Should. We now enter the duty conundrum. Without a sense of duty or responsibility our language would have no use for such a word. Now, duty can be a very good thing and a definite motivator. It would be wrong of me to assume that what I want to do will always be the best for me (or others). If this were the case we’d all be a bunch of fornicating beasts, tricked out on candy and acid, rolling around in the dirt. Sometimes mother does indeed know best in the end, even if you don’t agree with her during the process.

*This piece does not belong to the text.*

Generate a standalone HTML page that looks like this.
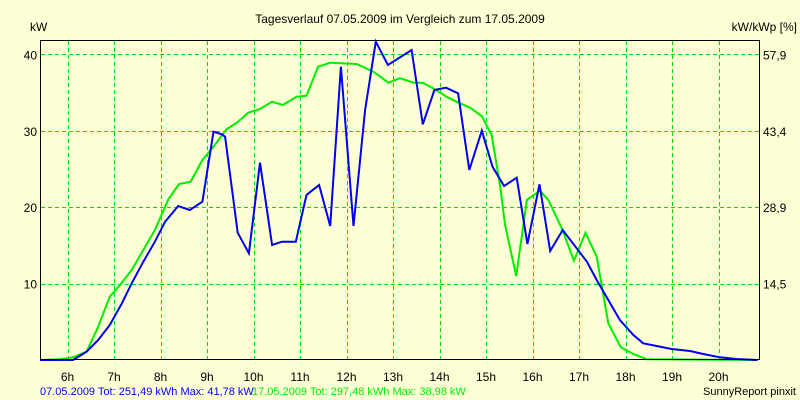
<!DOCTYPE html>
<html><head><meta charset="utf-8"><style>
body{margin:0;background:#FFFFD6;}
svg{display:block;font-family:"Liberation Sans",Arial,sans-serif;}
</style></head><body>
<svg id="chart" width="800" height="400" viewBox="0 0 800 400">
<rect x="0" y="0" width="800" height="400" fill="#FFFFD6"/>
<text x="400" y="23" text-anchor="middle" font-size="12" fill="#000">Tagesverlauf 07.05.2009 im Vergleich zum 17.05.2009</text>
<text x="30" y="31" font-size="12" fill="#000">kW</text>
<text x="797" y="31" text-anchor="end" font-size="12" fill="#000">kW/kWp [%]</text>
<g id="grid"></g>
<g id="series"></g>
<rect x="40.5" y="40.5" width="719" height="319" fill="none" stroke="#000" stroke-width="1"/>
<g id="labels"></g>
<text x="40" y="395" font-size="11" fill="#0000FF">07.05.2009 Tot: 251,49 kWh Max: 41,78 kW</text>
<text x="252" y="395" font-size="11" fill="#00EE00">17.05.2009 Tot: 297,48 kWh Max: 38,98 kW</text>
<text x="796" y="395" text-anchor="end" font-size="11" fill="#000">SunnyReport pinxit</text>
</svg>
<script>
const xTicks = [6,7,8,9,10,11,12,13,14,15,16,17,18,19,20];
const yTicks = [10,20,30,40];
const yRightLabels = ["14,5","28,9","43,4","57,9"];
const blueT = [5.41,6.12,6.41,6.66,6.91,7.17,7.38,7.63,7.88,8.10,8.38,8.63,8.90,9.14,9.32,9.39,9.66,9.90,10.14,10.40,10.61,10.91,11.14,11.41,11.65,11.88,12.15,12.40,12.63,12.89,13.40,13.64,13.89,14.14,14.40,14.64,14.91,15.14,15.39,15.66,15.89,16.15,16.38,16.65,16.95,17.17,17.38,17.63,17.88,18.17,18.38,18.67,18.99,19.39,19.67,20.03,20.39,20.84];
const blueV = [0,0,1.09,2.62,4.58,7.42,10.04,12.87,15.48,18.10,20.16,19.63,20.72,29.88,29.54,29.23,16.66,13.97,25.82,15.05,15.48,15.48,21.6,22.9,17.54,38.39,17.54,32.72,41.66,38.61,40.58,30.85,35.34,35.64,34.91,24.87,30.01,25.30,22.77,23.86,15.18,23.0,14.27,17.02,14.62,12.87,10.47,7.85,5.24,3.27,2.19,1.83,1.44,1.18,0.79,0.35,0.13,0];
const greenT = [5.41,5.84,6.12,6.41,6.66,6.91,7.13,7.38,7.63,7.88,8.17,8.40,8.65,8.90,9.14,9.42,9.64,9.89,10.14,10.40,10.63,10.93,11.14,11.39,11.65,12.22,12.58,12.90,13.15,13.44,13.64,13.90,14.15,14.44,14.66,14.91,15.12,15.30,15.41,15.65,15.88,16.16,16.34,16.63,16.89,17.14,17.38,17.63,17.90,18.17,18.46,20.84];
const greenV = [0,0.1,0.35,1.09,4.36,8.29,9.82,11.78,14.40,17.02,21.03,23.04,23.34,26.18,27.92,30.20,31.06,32.37,32.85,33.81,33.38,34.46,34.59,38.39,38.91,38.74,37.74,36.30,36.88,36.30,36.30,35.43,34.46,33.60,33.02,31.94,29.45,22.91,17.67,10.99,20.94,22.16,20.94,17.24,13.0,16.66,13.52,4.80,1.66,0.79,0.09,0];

const NS="http://www.w3.org/2000/svg";
function xs(t){return 67.5+(t-6)*46.5;}
function ys(v){return 360-v*7.64;}
const grid=document.getElementById('grid');
const labels=document.getElementById('labels');
xTicks.forEach(h=>{
  const l=document.createElementNS(NS,'line');
  
  
  const x=Math.round(xs(h))+0.5;
  l.setAttribute('x1',x);l.setAttribute('x2',x);l.setAttribute('y1',41);l.setAttribute('y2',359);
  l.setAttribute('stroke','#00E000');l.setAttribute('stroke-dasharray','4 3');
  grid.appendChild(l);
  const t=document.createElementNS(NS,'text');
  
  
  t.setAttribute('x',xs(h));t.setAttribute('y',381);t.setAttribute('text-anchor','middle');t.setAttribute('font-size','12');
  t.textContent=h+'h';labels.appendChild(t);
});
yTicks.forEach((v,i)=>{
  const l=document.createElementNS(NS,'line');
  
  
  const y=Math.round(ys(v))+0.5;
  l.setAttribute('x1',41);l.setAttribute('x2',759);l.setAttribute('y1',y);l.setAttribute('y2',y);
  l.setAttribute('stroke','#00E000');l.setAttribute('stroke-dasharray','4 3');
  grid.appendChild(l);
  const t=document.createElementNS(NS,'text');
  
  
  t.setAttribute('x',37);t.setAttribute('y',ys(v)+5);t.setAttribute('text-anchor','end');t.setAttribute('font-size','12');
  t.textContent=v;labels.appendChild(t);
  const r=document.createElementNS(NS,'text');
  
  
  r.setAttribute('x',763);r.setAttribute('y',ys(v)+5);r.setAttribute('font-size','12');
  r.textContent=yRightLabels[i];labels.appendChild(r);
});
const series=document.getElementById('series');
function drawLine(T,V,color,name){
  const p=document.createElementNS(NS,'polyline');
  
  
  p.setAttribute('points',T.map((t,i)=>xs(t).toFixed(1)+','+ys(V[i]).toFixed(1)).join(' '));
  p.setAttribute('fill','none');p.setAttribute('stroke',color);p.setAttribute('stroke-width','2');
  series.appendChild(p);
}
drawLine(greenT,greenV,'#00EE00','line-17-05-2009');
drawLine(blueT,blueV,'#0000EE','line-07-05-2009');
</script>
</body></html>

I feel a responsibility towards my studies, my family, my friends, my passions, etc., but often with school these duties come into conflict with one another. My education is very important to me, as I described above. I work myself over now with the expectation that it will pay off in the future. What’s four years of moderate hair-pulling, when compared to forty years of doing meaningful work that actualizes my spirit and allows me to embrace all of my passions?
But then comes the unsettling squawk from the other side. A few of my post-graduate friends have been telling me about how horrible the Real World is, and I don’t think they’re talking about the MTV show with cameras and drama and low-riding pants. Will my friends’ pitiful situation become mine next year? Perhaps. There is no rational reason to assume that their experience will be my own, but there is also no reason to assume that my experience will differ so wildly from the common. I see graduates all over the place that are miserable, unproductive little scamps, and I actually haven’t heard any stories about anyone graduating from college and doing anything enjoyable or meaningful.

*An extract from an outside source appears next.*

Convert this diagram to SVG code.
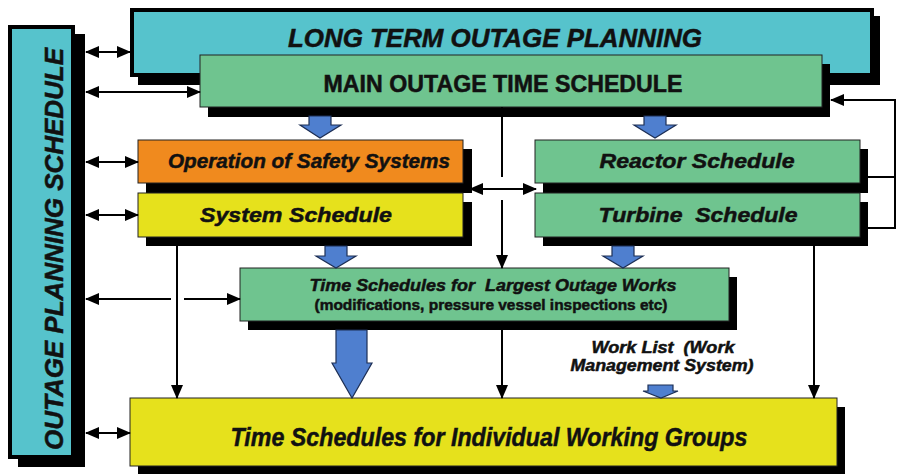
<svg xmlns="http://www.w3.org/2000/svg" width="900" height="474" viewBox="0 0 900 474">
<style>
.sh{fill:#000}
.cy{fill:#56c3cc;stroke:#000;stroke-width:4}
.gr{fill:#6fc48f;stroke:#222;stroke-width:1}
.or{fill:#f08a1e;stroke:#222;stroke-width:1}
.ye{fill:#e6e11c;stroke:#222;stroke-width:1}
.t{font-family:"Liberation Sans",Arial,sans-serif;font-weight:bold;fill:#111;stroke:#111;stroke-width:0.5;text-anchor:middle}
.i{font-style:italic}
.ln{fill:none;stroke:#000;stroke-width:2}
.blk{fill:#4f7fcf;stroke:#1d2f55;stroke-width:1.2;stroke-linejoin:miter}
</style>
<defs>
<marker id="ah" markerUnits="userSpaceOnUse" markerWidth="14" markerHeight="12" refX="13" refY="6" orient="auto-start-reverse" viewBox="0 0 14 12">
<path d="M0,0 L14,6 L0,12 Z" fill="#000"/>
</marker>
</defs>
<rect width="900" height="474" fill="#fff"/>

<g id="outage-planning-schedule">
<rect class="sh" x="18" y="34" width="67" height="433"/>
<rect class="cy" x="10" y="27" width="63" height="430"/>
<text class="t i" font-size="26" transform="translate(63,249) rotate(-90)" textLength="402" lengthAdjust="spacingAndGlyphs">OUTAGE PLANNING SCHEDULE</text>
</g>

<g id="long-term">
<rect class="sh" x="138" y="16" width="742" height="69"/>
<rect class="cy" x="132" y="10" width="740" height="65"/>
<text class="t i" x="495" y="47" font-size="26" textLength="414" lengthAdjust="spacingAndGlyphs">LONG TERM OUTAGE PLANNING</text>
</g>

<g id="main-schedule">
<rect class="sh" x="208" y="64" width="622" height="53"/>
<rect class="gr" x="200" y="55" width="622" height="52"/>
<text class="t" x="503" y="92" font-size="23" textLength="359" lengthAdjust="spacingAndGlyphs">MAIN OUTAGE TIME SCHEDULE</text>
</g>

<g id="safety-systems">
<rect class="sh" x="146" y="149" width="326" height="44"/>
<rect class="or" x="138" y="140" width="325" height="43"/>
<text class="t i" x="309" y="168" font-size="21" textLength="282" lengthAdjust="spacingAndGlyphs">Operation of Safety Systems</text>
</g>

<g id="system-schedule">
<rect class="sh" x="146" y="202" width="326" height="44"/>
<rect class="ye" x="138" y="193" width="325" height="44"/>
<text class="t i" x="296" y="222" font-size="21" textLength="192" lengthAdjust="spacingAndGlyphs">System Schedule</text>
</g>

<g id="reactor-schedule">
<rect class="sh" x="543" y="149" width="325" height="44"/>
<rect class="gr" x="535" y="140" width="325" height="43"/>
<text class="t i" x="697" y="168" font-size="21" textLength="195" lengthAdjust="spacingAndGlyphs">Reactor Schedule</text>
</g>

<g id="turbine-schedule">
<rect class="sh" x="543" y="202" width="325" height="44"/>
<rect class="gr" x="535" y="193" width="325" height="44"/>
<text class="t i" x="698" y="222" font-size="21" textLength="199" lengthAdjust="spacingAndGlyphs" xml:space="preserve">Turbine  Schedule</text>
</g>

<g id="largest-works">
<rect class="sh" x="248" y="277" width="489" height="53"/>
<rect class="gr" x="240" y="268" width="489" height="53"/>
<text class="t i" x="493" y="291" font-size="17" textLength="367" lengthAdjust="spacingAndGlyphs" xml:space="preserve">Time Schedules for  Largest Outage Works</text>
<text class="t" x="491" y="310" font-size="15" textLength="353" lengthAdjust="spacingAndGlyphs">(modifications, pressure vessel inspections etc)</text>
</g>

<g id="work-list">
<text class="t i" x="663" y="353" font-size="16" textLength="143" lengthAdjust="spacingAndGlyphs" xml:space="preserve">Work List  (Work</text>
<text class="t i" x="662" y="371" font-size="16" textLength="183" lengthAdjust="spacingAndGlyphs">Management System)</text>
</g>

<g id="working-groups">
<rect class="sh" x="138" y="407" width="707" height="67"/>
<rect class="ye" x="130" y="398" width="707" height="68"/>
<text class="t i" x="489" y="446" font-size="26" textLength="517" lengthAdjust="spacingAndGlyphs">Time Schedules for Individual Working Groups</text>
</g>

<g id="connectors">
<path class="ln" d="M86,52 H130" marker-start="url(#ah)" marker-end="url(#ah)"/>
<path class="ln" d="M86,92 H200" marker-start="url(#ah)" marker-end="url(#ah)"/>
<path class="ln" d="M86,162 H138" marker-start="url(#ah)" marker-end="url(#ah)"/>
<path class="ln" d="M86,215 H138" marker-start="url(#ah)" marker-end="url(#ah)"/>
<path class="ln" d="M86,299 H171 M184,299 H240" marker-start="url(#ah)" marker-end="url(#ah)"/>
<path class="ln" d="M86,433 H130" marker-start="url(#ah)" marker-end="url(#ah)"/>
<path class="ln" d="M177,246 V398" marker-end="url(#ah)"/>
<path class="ln" d="M502,107 V177 M502,200 V268" marker-end="url(#ah)"/>
<path class="ln" d="M470,189 H536" marker-start="url(#ah)" marker-end="url(#ah)"/>
<path class="ln" d="M502,330 V398" marker-end="url(#ah)"/>
<path class="ln" d="M814,246 V398" marker-end="url(#ah)"/>
<path class="ln" d="M868,177 H895 M868,228 H895 V100 H831" marker-end="url(#ah)"/>
<polygon class="blk" points="309,116 331,116 331,125 341,125 320,138 300,125 309,125"/>
<polygon class="blk" points="644,116 666,116 666,125 676,125 655,138 634,125 644,125"/>
<polygon class="blk" points="325,246 347,246 347,256 356,256 336,268 316,256 325,256"/>
<polygon class="blk" points="612,246 634,246 634,256 643,256 623,268 603,256 612,256"/>
<polygon class="blk" points="336,330 367,330 367,363 372,363 352,398 332,363 336,363"/>
<polygon class="blk" points="648,385 673,385 673,391 678,391 661,398 643,391 648,391"/>
</g>
</svg>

So does this mean I should binge while there’s still time? Should I sacrifice all my work so I can enjoy what is apparently the last year of my life? Well, going to that extreme would be just as nauseating as studying every waking hour, but it raises the question of how much fun I can actually get away with without compromising my academic excellence.
I have a curious approach to school that has maintained a 4.0 for the last two semesters and the Dean’s List for the last six. I bust my ass all year while most kids are living it up, and I cut loose during finals week when everyone else is grinding away in textbooks. Last winter I went snowboarding almost every day during finals week, sometimes between two finals on the same day. It was bliss. It also presents an unsettling ratio, as most students get, what?, 16 weeks of collegiate excess to my one. During that week it all seems worth it, believe me, but in the weeks leading up it is most frustrating.
And once again we are presented with the backwards reward structure of college. By busting my ass in school I am conducting myself under a reward structure that’s on a completely different time-scale than that of the non-academic lushes. I’m projecting my enjoyment years into the future, which begs the question of whether or not my efforts are worth it. The lush has made an enticing point with his Carpe Diem attitude now, which likely includes a ‘settling down’ in the future. I don’t want to settle down, though. I never want to settle down. There’s too much to see, to do, to enjoy in the world, that cannot be crammed into four tiny years as a university. Just as I work hard to get my lazy days of finals week, I grind through my academics now to insure the blissful years of meaningful work in my future.
Mind you that I don’t think my experience is anything original; that I suffer more than any other student on the block. Also mind you that I can only speak personally of my experience, as clairvoyance still isn’t taught in college, even as an elective. This is the truth for me, and if that’s all it can build up to, well, fine. So be it.